While the digital age poses a variety of serious challenges to the forms and finances of journalistic reporting, there is much potential for enhanced collaboration between Asian and European media organizations, writes Gareth Price.
- While the ‘death of newspapers’ has been long predicted, the internet and social media provide the industry with significant challenges; traditional models are rapidly being made redundant. In particular, newspapers are no longer ‘gatekeepers’ of access to news.
- Although newspapers were among the first industries to recognize the internet’s importance, they have performed poorly at monetizing readership in the digital age. Instead, many revenue streams have been diverted from newspapers to IT companies and news aggregators.
- Some newspapers and journalists have sought funding from foundations, or through crowd-sourcing for particular investigations, though there are clear concerns about the sustainability and impartiality of such models.
- Usage of social media as a source of news is increasing. However, in divided societies the dissemination of false ‘news’ through social media can threaten community cohesion. Some organizations have therefore started validating social media stories.
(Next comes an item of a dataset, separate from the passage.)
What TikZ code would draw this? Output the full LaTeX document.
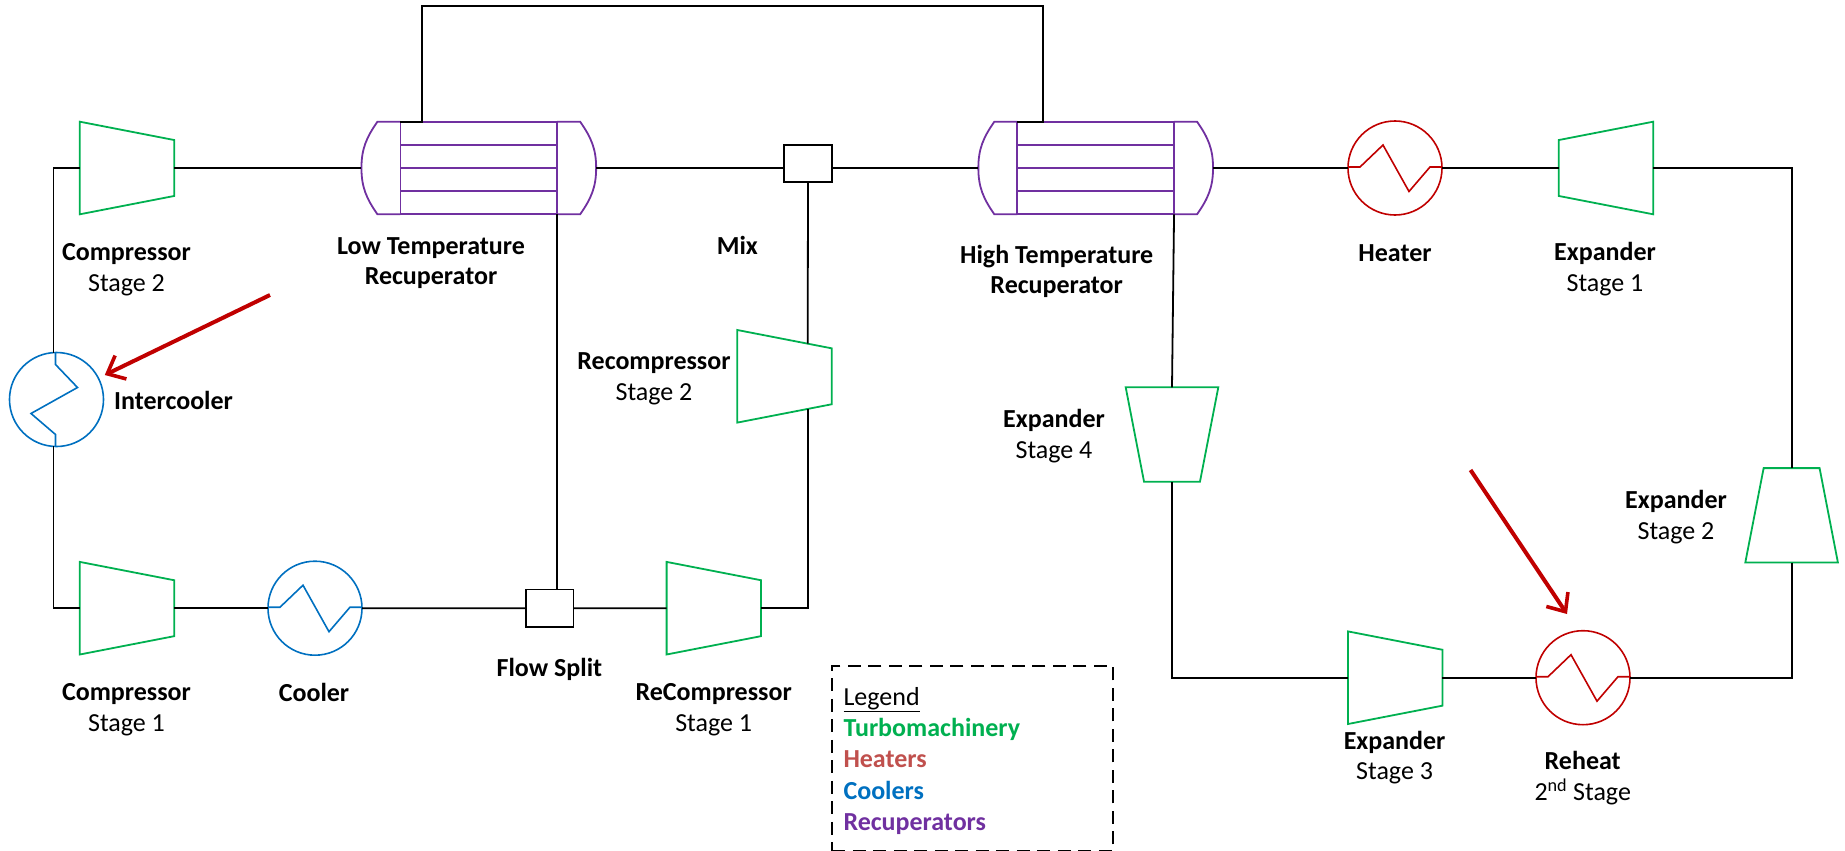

- Although the challenges facing the media are global, there are regional and country-specific issues. The combination of European technology and Asia’s growing markets suggests there is potential for greater engagement between journalists in Europe and Asia. Already, many Asian newspapers run articles by European newspapers. On the other hand, the rising international prominence of Asian powers such as China means that European newspapers are also likely to devote more attention to Asia.
- Globalization means that the traditional method whereby a journalist gets a scoop for an individual newspaper is likely to be replaced by institutionalized collaboration between different news outfits with input from ‘citizen journalists’.